It’s Candy and sweets season!
We’re already halfway through October which means the next major holiday is slowly approaching — Halloween!! Oh how I wish I could go back to the days of trick-or-treating. It’s not nearly as fun when you have to go buy your own candy!
I remember the post-trick-or-treating candy trades that went down in my house. I always wanted to everyone's Snickers bars and Reese’s. Since I already have a Peanut Butter Cup recipe in Run Fast Cook Fast Eat Slow, I knew it was time to recreate my other favorite candy — Snickers bars!
I love recreating childhood favorite treats using real food ingredients without all of the refined sugar and other nonsense in commercial packaged candies. This homemade version is full of healthy fats, fiber and sweetened with maple syrup and dates. By using natural sugar and pairing it with healthy fats and fiber, you won’t experience the same blood sugar spike you get with a real Snickers bar.
Now, about those Homemade Peanut Butter Snickers Bars…guaranteed to blow you mind! They are super simple to make and use ingredients that you probably already have in your kitchen. Not to mention they don’t require a blender or food processor. A dense layer of ‘nougat’ and a soft, chewy layer of peanut ‘caramel’ all wrapped up in dark chocolate. You have to try this one!
How do I make the nougat layer?
You mix together the oat flour, almond flour, coconut oil, maple syrup, salt and vanilla. That’s it!
What is oat flour and where can I find it?
Oat flour is made from finely ground rolled oats. I never buy it (although I’m sure you can) because its so easy to make at home. Just add rolled oats to your blender or food processor and process until a fine flour forms, scraping down the sides as needed. See instructions in the recipe below!
How do I make the caramel layer?
By using a combination of peanut butter, peanuts, chopped dates, almond flour, oat flour and vanilla! You simply mix everything together in a bowl until thoroughly combined and you’re done!
DIY/vegan/paleo ‘caramel’ is often made using dates that you puree with liquid into a smooth paste. Instead, I chose to just chop up the dates so you get chunks of chewy dates in the peanut layer. This also means all you need is one mixing bowl — no need for blenders or food processors.
Here are some step-by-step photos so you can see what I’m talking about!
Homemade Peanut Butter Snickers Bars
Makes 12 bars
1 ¼ cup oat flour*
¾ cup almond flour
3 tbsp coconut oil, melted
3 tbsp maple syrup
1 tsp vanilla extract
¼ tsp salt
Peanut caramel layer:
¾ cup peanuts
½ cup natural unsalted peanut butter*
½ cup finely chopped dates (about 6 large dates)
2 tbsp coconut oil, melted
2 tbsp oat flour
2 tbsp almond flour
1 tsp vanilla extract
½ tsp salt
1 cup dark chocolate chips
2 tbsp coconut oil
¼ cup chopped peanuts
Flaky sea salt
*To make your own oat flour, add 3 cups rolled oats to your blender.

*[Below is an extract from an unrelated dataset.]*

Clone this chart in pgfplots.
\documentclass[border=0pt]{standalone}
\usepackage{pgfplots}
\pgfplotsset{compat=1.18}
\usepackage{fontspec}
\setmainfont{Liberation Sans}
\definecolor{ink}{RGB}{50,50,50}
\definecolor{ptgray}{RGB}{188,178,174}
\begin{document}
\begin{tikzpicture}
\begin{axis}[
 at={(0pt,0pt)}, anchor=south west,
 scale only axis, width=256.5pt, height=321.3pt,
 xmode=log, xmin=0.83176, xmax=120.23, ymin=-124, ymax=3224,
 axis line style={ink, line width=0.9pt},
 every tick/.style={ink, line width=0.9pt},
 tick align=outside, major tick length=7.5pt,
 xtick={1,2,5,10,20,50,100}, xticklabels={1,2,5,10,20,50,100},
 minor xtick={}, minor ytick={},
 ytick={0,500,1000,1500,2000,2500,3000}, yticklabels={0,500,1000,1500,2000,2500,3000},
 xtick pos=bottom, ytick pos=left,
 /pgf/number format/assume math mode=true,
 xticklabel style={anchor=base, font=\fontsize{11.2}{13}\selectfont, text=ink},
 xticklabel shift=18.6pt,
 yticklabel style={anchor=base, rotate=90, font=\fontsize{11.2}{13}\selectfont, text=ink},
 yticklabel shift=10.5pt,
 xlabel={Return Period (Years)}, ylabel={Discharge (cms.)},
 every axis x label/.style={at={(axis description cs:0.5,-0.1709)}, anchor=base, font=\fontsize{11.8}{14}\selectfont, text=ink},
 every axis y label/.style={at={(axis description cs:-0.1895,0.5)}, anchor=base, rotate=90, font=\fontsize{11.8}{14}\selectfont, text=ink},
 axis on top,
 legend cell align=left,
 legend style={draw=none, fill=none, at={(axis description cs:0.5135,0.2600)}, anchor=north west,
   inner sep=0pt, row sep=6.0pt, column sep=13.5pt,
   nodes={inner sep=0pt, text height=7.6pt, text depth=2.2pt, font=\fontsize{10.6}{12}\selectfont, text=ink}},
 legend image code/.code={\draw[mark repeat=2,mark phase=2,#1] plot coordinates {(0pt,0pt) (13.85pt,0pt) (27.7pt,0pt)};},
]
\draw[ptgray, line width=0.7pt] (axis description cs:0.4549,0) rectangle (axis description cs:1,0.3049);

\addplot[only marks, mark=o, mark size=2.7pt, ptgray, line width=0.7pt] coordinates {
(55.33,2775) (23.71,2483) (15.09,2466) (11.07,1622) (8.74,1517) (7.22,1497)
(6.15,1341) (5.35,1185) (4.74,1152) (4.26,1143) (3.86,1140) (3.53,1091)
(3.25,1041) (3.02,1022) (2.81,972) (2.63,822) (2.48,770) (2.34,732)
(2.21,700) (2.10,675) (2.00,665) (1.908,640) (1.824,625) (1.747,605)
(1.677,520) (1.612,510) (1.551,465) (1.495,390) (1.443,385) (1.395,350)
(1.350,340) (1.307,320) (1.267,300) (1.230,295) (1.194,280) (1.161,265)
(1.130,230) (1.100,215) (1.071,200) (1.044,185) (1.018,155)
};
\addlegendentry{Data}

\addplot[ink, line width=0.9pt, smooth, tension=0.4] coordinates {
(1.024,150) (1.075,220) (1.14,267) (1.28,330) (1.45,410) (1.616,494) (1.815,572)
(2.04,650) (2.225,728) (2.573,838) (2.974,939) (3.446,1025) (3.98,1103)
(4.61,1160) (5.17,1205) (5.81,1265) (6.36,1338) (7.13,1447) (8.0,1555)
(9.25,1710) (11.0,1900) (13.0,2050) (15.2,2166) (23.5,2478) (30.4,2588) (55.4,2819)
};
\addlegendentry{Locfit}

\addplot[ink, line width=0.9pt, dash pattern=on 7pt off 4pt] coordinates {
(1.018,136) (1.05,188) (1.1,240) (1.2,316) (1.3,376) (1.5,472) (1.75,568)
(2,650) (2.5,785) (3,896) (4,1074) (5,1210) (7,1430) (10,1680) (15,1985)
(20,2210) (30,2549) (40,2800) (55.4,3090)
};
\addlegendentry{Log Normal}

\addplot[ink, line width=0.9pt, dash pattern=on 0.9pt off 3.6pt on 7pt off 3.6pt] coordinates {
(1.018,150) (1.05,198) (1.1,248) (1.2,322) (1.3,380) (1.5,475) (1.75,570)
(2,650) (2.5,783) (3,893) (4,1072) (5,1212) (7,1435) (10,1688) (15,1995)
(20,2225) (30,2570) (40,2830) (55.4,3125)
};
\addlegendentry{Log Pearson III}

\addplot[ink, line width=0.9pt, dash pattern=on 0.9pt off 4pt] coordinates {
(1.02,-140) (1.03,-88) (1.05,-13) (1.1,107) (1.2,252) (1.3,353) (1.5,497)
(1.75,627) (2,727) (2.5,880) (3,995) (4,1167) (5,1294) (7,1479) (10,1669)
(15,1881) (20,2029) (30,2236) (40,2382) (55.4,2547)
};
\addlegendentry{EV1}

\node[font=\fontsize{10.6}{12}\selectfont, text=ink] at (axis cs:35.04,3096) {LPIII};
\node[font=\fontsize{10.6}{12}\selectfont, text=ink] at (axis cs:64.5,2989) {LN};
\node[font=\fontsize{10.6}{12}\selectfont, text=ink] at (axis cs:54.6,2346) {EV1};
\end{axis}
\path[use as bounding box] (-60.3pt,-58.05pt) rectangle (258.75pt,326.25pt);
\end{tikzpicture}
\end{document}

Blend into a fine powder, scraping down the sides as needed. This will yield about 3 cups oat flour.
*I used drippy peanut butter for this recipe. If your peanut butter is thicker and more pasty, add an extra tablespoon of coconut oil. If your peanut butter is salted, reduce to ¼ tsp salt.
Line a standard 9x5 inch loaf pan with parchment paper.

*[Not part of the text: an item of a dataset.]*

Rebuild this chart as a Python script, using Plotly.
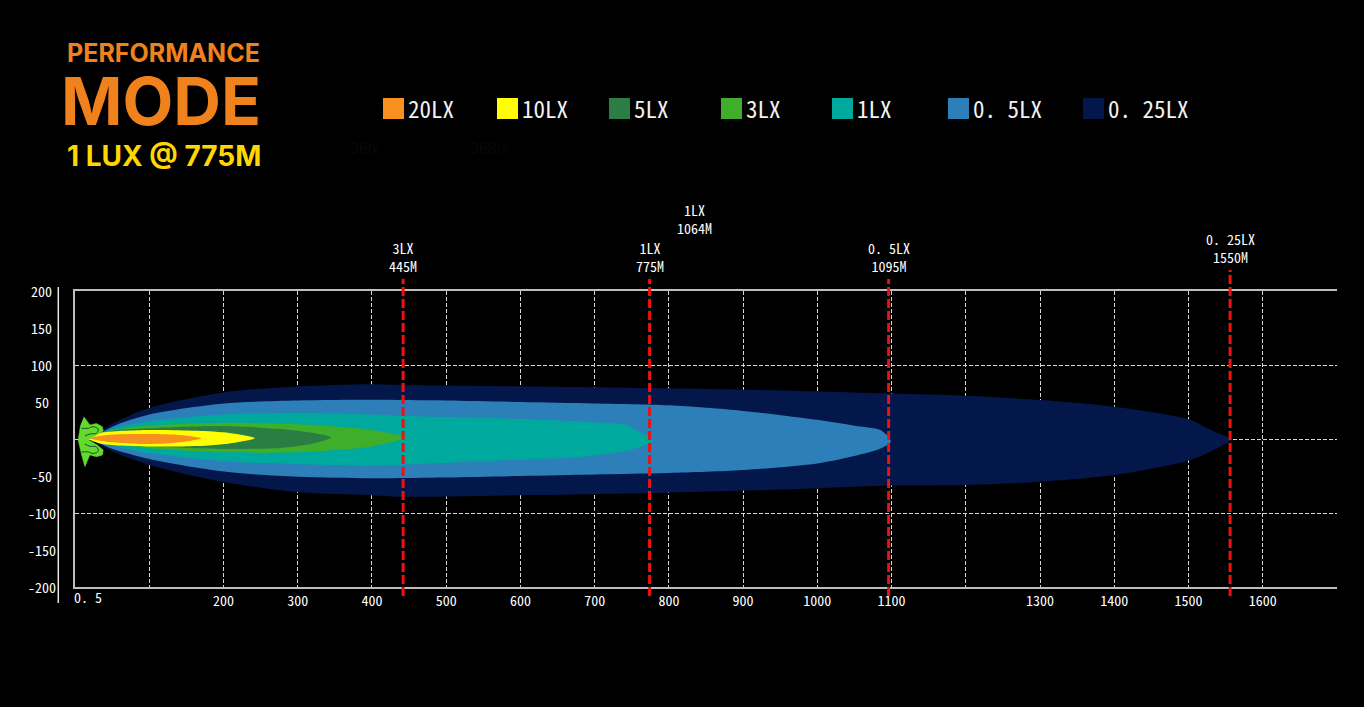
import plotly.graph_objects as go

# ---------------- data ----------------
levels = ["20LX", "10LX", "5LX", "3LX", "1LX", "0. 5LX", "0. 25LX"]
level_colors = ["#F7901E", "#FFFF00", "#2A7E43", "#3EAE2B", "#00A99D", "#2C7FB8", "#03174A"]

# isolux contours: distance (m), upper / lower half-width (m)
x_20 = [20, 42.5, 100, 141, 170]
up_20 = [1, 5.4, 6.8, 5.4, 1]
lo_20 = [1, -3.6, -6.8, -4.5, 1]

x_10 = [18, 33.5, 100, 164, 208, 242]
up_10 = [1, 8, 12, 11, 8, 1]
lo_10 = [1, -6, -10, -9.5, -6, 1]

x_5 = [25, 51, 100, 200, 276, 321, 345]
up_5 = [2, 11, 14.5, 17.6, 13.5, 8, 2]
lo_5 = [-2, -5, -9.5, -13.5, -12, -6, 2]

x_3 = [25, 51, 100, 200, 300, 350, 400, 444]
up_3 = [2, 12, 18, 22, 20, 17, 12, 2]
lo_3 = [-2, -6, -12.6, -18, -18, -15, -10, 2]

x_1 = [25, 51, 100, 200, 300, 400, 445, 572, 684, 743, 760, 778]
up_1 = [2, 14, 24, 33, 35.5, 33, 31, 28, 23.4, 19, 10, -2.7]
lo_1 = [-2, -9, -19, -30, -34, -36, -34.5, -29, -24, -16, -11, -2.7]

x_05 = [25, 51, 100, 200, 300, 400, 500, 600, 700, 800, 900, 1000, 1050, 1085, 1099]
up_05 = [2, 17, 33, 48, 52, 53, 52, 50, 48, 45.5, 38, 26, 18, 12, -3]
lo_05 = [-2, -13.5, -27, -44, -51, -53, -52, -50, -48, -46, -42, -33, -23, -13, -3]

x_025 = [25, 51, 100, 200, 300, 400, 437, 617, 796, 976, 1100, 1200, 1300, 1400, 1500, 1532, 1556]
up_025 = [3, 21, 42, 63, 71, 74, 73, 71, 68.5, 65, 61.5, 58.5, 52.7, 43.7, 26.6, 11, -1]
lo_025 = [-3, -17, -35, -58, -72, -76, -78, -75.7, -72.5, -67.6, -63, -62, -57.7, -48.6, -29, -15.8, -1]

contours = [
    (x_20, up_20, lo_20),
    (x_10, up_10, lo_10),
    (x_5, up_5, lo_5),
    (x_3, up_3, lo_3),
    (x_1, up_1, lo_1),
    (x_05, up_05, lo_05),
    (x_025, up_025, lo_025),
]

# lamp outline (m)
lamp_x = [12, 15.6, 20, 29, 37, 38, 30, 18, 30, 38, 37, 29, 20, 15.6, 13.3, 8.9, 4.3, 7.5]
lamp_y = [30, 25.7, 19, 21, 16.6, 10.8, 6, -1, -8, -15, -21.6, -24, -21.6, -30.7, -37.4, -21.6, -1.4, 19]
lamp_line_top_x = [8.9, 17.8, 24.5, 31.2, 29, 20, 13.3]
lamp_line_top_y = [14.5, 14.5, 16.6, 13.5, 7.7, 6.8, 4]
lamp_line_bot_x = [8.9, 17.8, 24.5, 31.2, 29, 20, 13.3]
lamp_line_bot_y = [-17.5, -17.5, -19.6, -16.5, -10.7, -9.8, -7]

# distance markers
marker_x = [442, 774, 1096, 1556]
marker_lux = ["3LX", "1LX", "0. 5LX", "0. 25LX"]
marker_dist = ["445M", "775M", "1095M", "1550M"]
extra_label_x = 834
extra_label = ["1LX", "1064M"]

# axes
x_tick_vals = list(range(0, 1701, 100))
x_tick_text = ["", "", "200", "300", "400", "500", "600", "700", "800", "900", "1000",
               "1100", "", "1300", "1400", "1500", "1600", ""]
x_first_label = "0. 5"
y_grid_vals = [-100, 0, 100]
y_label_vals = [200, 150, 100, 50, -50, -100, -150, -200]

# ---------------- layout helpers ----------------
W, H = 1364, 707
L, R, T, B = 75, 27, 291, 120
PW, PH = W - L - R, H - T - B


def px_x(px):
    return (px - L) / PW


def px_y(py):
    return (H - B - py) / PH


MONO = "Noto Sans Mono CJK SC, DejaVu Sans Mono, monospace"
TITLE = "Inter, Lato, Noto Sans, sans-serif"

fig = go.Figure()

# beams (outermost first)
for (xs, up, lo), name, col in reversed(list(zip(contours, levels, level_colors))):
    px_ = list(xs) + list(xs[-2::-1])
    py_ = list(up) + list(lo[-2::-1])
    fig.add_trace(go.Scatter(
        x=px_, y=py_, mode="lines", fill="toself", fillcolor=col,
        line=dict(width=0, color=col, shape="spline", smoothing=0.8),
        name=name, showlegend=False, hoverinfo="skip"))

# lamp
fig.add_trace(go.Scatter(x=lamp_x, y=lamp_y, mode="lines", fill="toself",
                         fillcolor="#63DA2C", line=dict(width=0.5, color="#63DA2C"),
                         showlegend=False, hoverinfo="skip"))
for lx, ly in [(lamp_line_top_x, lamp_line_top_y), (lamp_line_bot_x, lamp_line_bot_y)]:
    fig.add_trace(go.Scatter(x=lx, y=ly, mode="lines",
                             line=dict(width=1, color="#1E4A3A", shape="spline"),
                             showlegend=False, hoverinfo="skip"))

shapes = []
annotations = []

# left detached axis line
shapes.append(dict(type="line", xref="paper", yref="paper", x0=px_x(58.3), x1=px_x(58.3),
                   y0=px_y(603), y1=px_y(287), line=dict(color="#E6E6E6", width=1.5)))

# red distance markers
for i, (mx, lux, dist) in enumerate(zip(marker_x, marker_lux, marker_dist)):
    top = 270 if i == 3 else 279
    shapes.append(dict(type="line", xref="x", yref="paper", x0=mx, x1=mx,
                       y0=px_y(596), y1=px_y(top), layer="above",
                       line=dict(color="#F01010", width=3, dash="9px,3px")))
    annotations.append(dict(x=mx, xref="x", y=px_y(top - 1), yref="paper",
                            text=lux + "<br>" + dist,
                            showarrow=False, xanchor="center", yanchor="bottom",
                            font=dict(family=MONO, size=14, color="#FFFFFF")))

annotations.append(dict(x=extra_label_x, xref="x", y=px_y(240), yref="paper",
                        text=extra_label[0] + "<br>" + extra_label[1],
                        showarrow=False, xanchor="center", yanchor="bottom",
                        font=dict(family=MONO, size=14, color="#FFFFFF")))

# y labels (centered)
for v in y_label_vals:
    annotations.append(dict(x=px_x(41.5), xref="paper", y=v, yref="y", text=str(v),
                            showarrow=False, xanchor="center", yanchor="middle",
                            font=dict(family=MONO, size=14, color="#FFFFFF")))
annotations.append(dict(x=0, xref="x", y=px_y(597), yref="paper", text=x_first_label,
                        showarrow=False, xanchor="left", yanchor="middle", xshift=-3,
                        font=dict(family=MONO, size=14, color="#FFFFFF")))

# legend (manual)
legend_px = [383, 497, 609, 721, 832, 948, 1083]
for lp, name, col in zip(legend_px, levels, level_colors):
    shapes.append(dict(type="rect", xref="paper", yref="paper",
                       x0=px_x(lp), x1=px_x(lp + 21), y0=px_y(119), y1=px_y(98),
                       fillcolor=col, line=dict(width=0)))
    annotations.append(dict(x=px_x(lp + 23), xref="paper", y=px_y(108), yref="paper", text=name,
                            showarrow=False, xanchor="left", yanchor="middle",
                            font=dict(family=MONO, size=23, color="#F2F2F2")))

# faint ghost text
annotations.append(dict(x=px_x(348), xref="paper", y=px_y(148), yref="paper", text="36lx",
                        showarrow=False, xanchor="left", yanchor="middle",
                        font=dict(family="Liberation Sans", size=16, color="#080808")))
annotations.append(dict(x=px_x(468), xref="paper", y=px_y(148), yref="paper", text="368lx",
                        showarrow=False, xanchor="left", yanchor="middle",
                        font=dict(family="Liberation Sans", size=16, color="#080808")))

# titles
annotations.append(dict(x=px_x(65), xref="paper", y=px_y(53), yref="paper", text="<b>PERFORMANCE</b>",
                        showarrow=False, xanchor="left", yanchor="middle",
                        font=dict(family=TITLE, size=25, color="#F0821E", weight=800)))
annotations.append(dict(x=px_x(59), xref="paper", y=px_y(101), yref="paper", text="<b>MODE</b>",
                        showarrow=False, xanchor="left", yanchor="middle",
                        font=dict(family=TITLE, size=66, color="#F0821E", weight=800)))
annotations.append(dict(x=px_x(65), xref="paper", y=px_y(156), yref="paper", text="<b>1 LUX @ 775M</b>",
                        showarrow=False, xanchor="left", yanchor="middle",
                        font=dict(family=TITLE, size=28, color="#FFD700", weight=800)))

fig.update_layout(
    width=W, height=H,
    margin=dict(l=L, r=R, t=T, b=B, pad=0),
    paper_bgcolor="#000000", plot_bgcolor="#000000",
    showlegend=False,
    shapes=shapes, annotations=annotations,
    xaxis=dict(range=[0, 1700], tickvals=x_tick_vals, ticktext=x_tick_text,
               showgrid=True, gridcolor="#D6D6D6", gridwidth=1, griddash="4px,2px",
               zeroline=False, showline=True, linecolor="#BEBEBE", linewidth=2, mirror=True,
               ticks="", tickfont=dict(family=MONO, size=14, color="#FFFFFF"),
               fixedrange=True),
    yaxis=dict(range=[-200, 200], tickvals=y_grid_vals, showticklabels=False,
               showgrid=True, gridcolor="#D6D6D6", gridwidth=1, griddash="4px,2px",
               zeroline=False, showline=True, linecolor="#BEBEBE", linewidth=2, mirror=False,
               ticks="", fixedrange=True),
)

fig.write_html("out.html", config={"displayModeBar": False},
               post_script="document.body.style.margin='0';document.body.style.background='#000';")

To make the nougat: In a medium bowl, add the oat flour, almond flour, coconut oil, maple syrup, vanilla extract and salt. Mix together until thoroughly combined and a dough starts to form. Transfer to the prepared loaf pan and press into one even, compact layer. Place in the freezer.
To make the peanut caramel: Using the same bowl, add the peanuts, peanut butter, dates, coconut oil, oat flour, almond flour, vanilla extract and salt. Mix to combine. Transfer the peanut butter caramel mixture to the loaf pan and spread into one even, compact layer. Place in the freezer for 20 minutes to solidify.
To make the chocolate coating: In a small microwavable bowl, add the chocolate chips and coconut oil. Microwave in 30 second increments, stirring after each time, until the chocolate is completely melted, about 1 minute total.
Use the parchment paper to lift and remove the filling from the loaf pan. Place on a cutting board and cut into 12 bars. Roll each bar into the chocolate coating, scraping off any excess chocolate from the bottom, and place back onto the parchment paper. Sprinkle each bar with chopped peanuts and/or flaky sea salt. Place in the freezer to chill for at least 30 minutes.
Store in an airtight container in the freezer or fridge. I like them best straight from the freezer but they can also be stored in the fridge for a softer texture.